Tim Davie e la favola dell’Eurovision “apolitico”

L’Eurovision non è mai stato politico”.
Parola di Tim Davie, direttore generale della BBC, che davanti al Parlamento britannico ha provato — con coraggio degno di un cantante in semifinale — a convincere tutti che il concorso canoro più discusso d’Europa sia solo “una celebrazione della musica e della cultura che unisce le persone”.

Peccato che, mentre lo diceva, mezzo continente stesse minacciando il boicottaggio se Israele dovesse salire sul palco di Vienna 2026. Ma tranquilli: non è politica, è solo coincidenza coreografica.

BBC, diplomazia e decibel

Davie, che siede anche nel consiglio esecutivo dell’Unione Europea di Radiodiffusione (UER), ha assicurato che la BBC “è consapevole delle preoccupazioni” ma al momento “sostiene il lavoro dell’UER”.
Tradotto dal burocratese: “stiamo a guardare e speriamo che decida qualcun altro”.

L’UER, infatti, si prenderà fino a dicembre per capire se Israele potrà partecipare, dopo settimane di riunioni, lettere aperte e prese di posizione.
Il problema? Ogni riunione è più tesa di una finale al televoto tra Loreen e Måneskin.

L’Europa si divide

Irlanda, Paesi Bassi, Slovenia, Islanda e Spagna hanno già detto chiaramente che non saliranno sul palco se lo farà Israele.
La posizione è dura: “non si può normalizzare un Paese accusato di genocidio a Gaza”, dicono.
Nel frattempo, la Germania e (udite udite) l’Italia mantengono un profilo prudente, sottolineando che l’esclusione dovrebbe avere basi “giuridiche solide”.
Ovvero: non diteci che dobbiamo scegliere tra musica e diplomazia, grazie.

Israele, la BBC e il fantasma della Russia

C’è chi paragona la situazione a quella del 2022, quando la Russia fu espulsa dopo l’invasione dell’Ucraina.
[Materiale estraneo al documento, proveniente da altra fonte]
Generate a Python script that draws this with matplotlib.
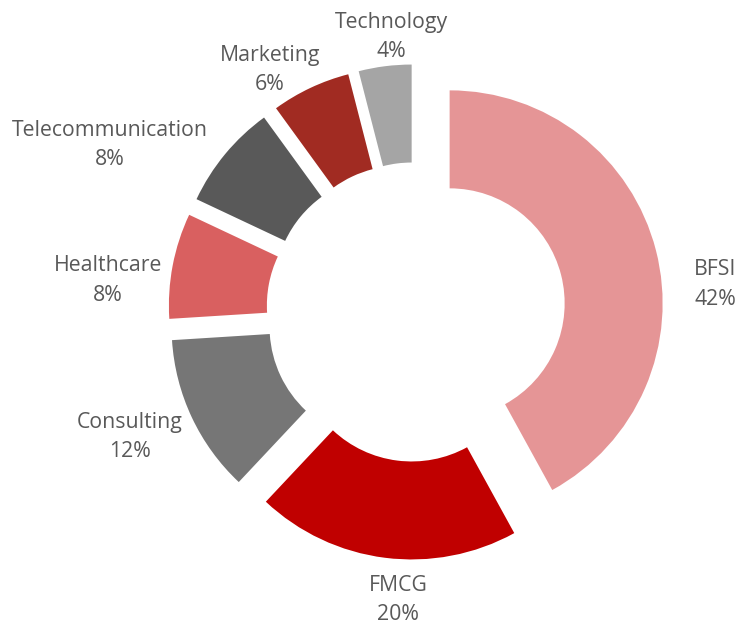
import numpy as np
import matplotlib
matplotlib.use("Agg")
import matplotlib.pyplot as plt

# ---- data ----
categories = ["BFSI", "FMCG", "Consulting", "Healthcare", "Telecommunication", "Marketing", "Technology"]
shares = [42, 20, 12, 8, 8, 6, 4]

# ---- style / layout ----
colors = ["#E59596", "#C00000", "#767676", "#D96060", "#595959", "#A12B22", "#A5A5A5"]
label_angle = [5.2, -93.6, -156.4, 174.1, 151.4, 121.1, 95.2]      # degrees, around the chart centre
label_radius = [1.41, 1.355, 1.465, 1.454, 1.637, 1.327, 1.296]    # in units of the pie radius

W, H, DPI = 747, 627, 100
R_PX = 213.0
CX, CY = 416.0, 312.0

fig = plt.figure(figsize=(W / DPI, H / DPI), dpi=DPI)
ax = fig.add_axes([0, 0, 1, 1])
ax.axis("off")

ax.pie(shares, colors=colors, startangle=90, counterclock=False, radius=1.0,
       explode=[0.163] * len(shares),
       wedgeprops=dict(width=0.46, linewidth=0))
ax.set_aspect("equal", adjustable="box")
ax.set_xlim(-CX / R_PX, (W - CX) / R_PX)
ax.set_ylim(-(H - CY) / R_PX, CY / R_PX)

for cat, val, a, r in zip(categories, shares, label_angle, label_radius):
    t = np.deg2rad(a)
    ax.text(r * np.cos(t), r * np.sin(t), f"{cat}\n{val}%", ha="center", va="center",
            multialignment="center", fontsize=15.3, color="#595959",
            family=["Open Sans", "DejaVu Sans"], linespacing=1.55)

fig.savefig("out.png", dpi=DPI, facecolor="white")
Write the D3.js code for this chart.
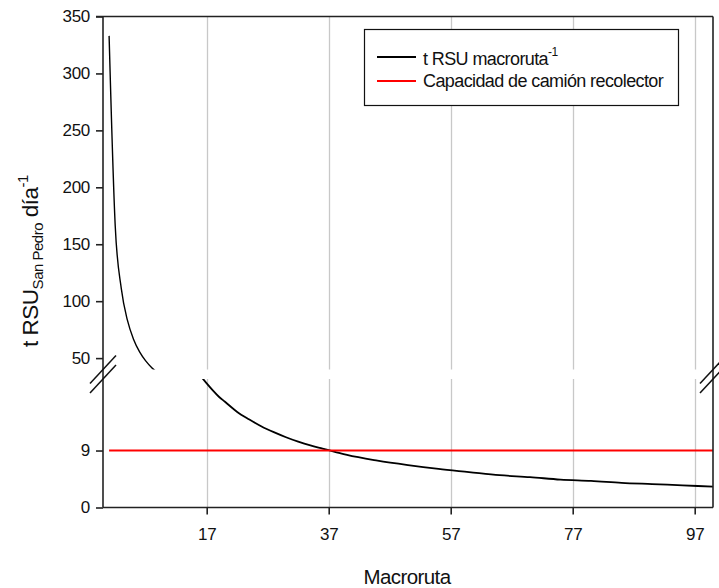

Ma allora i media russi erano diventati megafoni del Cremlino; nel caso di Israele, sostengono alcuni, la tv pubblica KAN mantiene ancora una certa indipendenza.

Insomma, una differenza sottile quanto un ritornello di tre minuti, ma sufficiente per bloccare ogni decisione.

La musica, la fame e la realtà

Mentre l’UER consulta e riconsulta, le notizie da Gaza raccontano tutt’altro: fame, bombardamenti, accuse di genocidio e negazioni a catena da parte del governo israeliano.
Il primo ministro Benjamin Netanyahu continua a ripetere che “nessuno muore di fame” e che la colpa è “delle agenzie umanitarie e di Hamas”.
Una dichiarazione che, detta in un’aula parlamentare, suonerebbe come una dissonanza maggiore.